Recent requests for water images have shifted Strasburg’s focus. “I turned from the trees … I took down the other paintings while I was making these, and it felt right to continue.” With her creative attention turned to the sea, she met with her gallerist at Sullivan Goss Gallery. They both agreed ocean as subject would work for a new exhibit.
In the studio, long unframed horizontal and square formats on birch push out from the wall plane, with sharp, clean, unpainted edges. Without frames they are objects that spread the horizon and unseen vistas off the edges, left and right, top and bottom.
No limits, no constraints: “… not windows, landscapes …,” she says. “It felt really good to have the vast horizon and ocean in my studio again.”
Using birch as a support came years ago when Strasburg couldn’t afford much in materials. A cabinet maker friend gave her scraps. Painting on the rigid surface was similar to the etching and woodcuts she loves to work with. Until recently, she had a press in the studio. The mark-making motion of the hand is similar to printmaking techniques, she says. She scrapes, wipes and reworks the hard surface – which is hard to do on canvas.
There was something bugging her about color, though, or lack of it. “If I was going to do an entire show of water, I needed to expand my idea of seascape and stretch my palette.” During the winter Strasburg experimented, mixing up samples, looking for new color opportunities.
The body of work in her current show moves into abstraction. Some pieces no longer include the wet sand with the viewer facing directly south. In some, as in Minus Tide Meditation, the tide washes over.

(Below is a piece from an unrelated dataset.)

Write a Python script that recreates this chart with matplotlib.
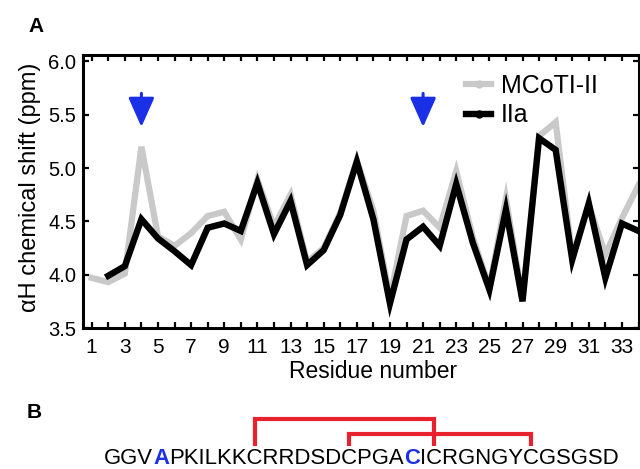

The boundary of the shallows defined by the thin, dark, green oxide line of swell is placed smack in the middle of the painting.
Beyond the horizon, with all its mysteries, suggestions and implications, lies the vast open ocean. Gretel Ehrlich, author of The Solace of Open Spaces, once in an off-handed way, mentioned the next land of any kind in that direction was over 7,000 miles away.
“These paintings can be great harbingers of what’s to come, bridges to where I want to go next,” Strasburg says.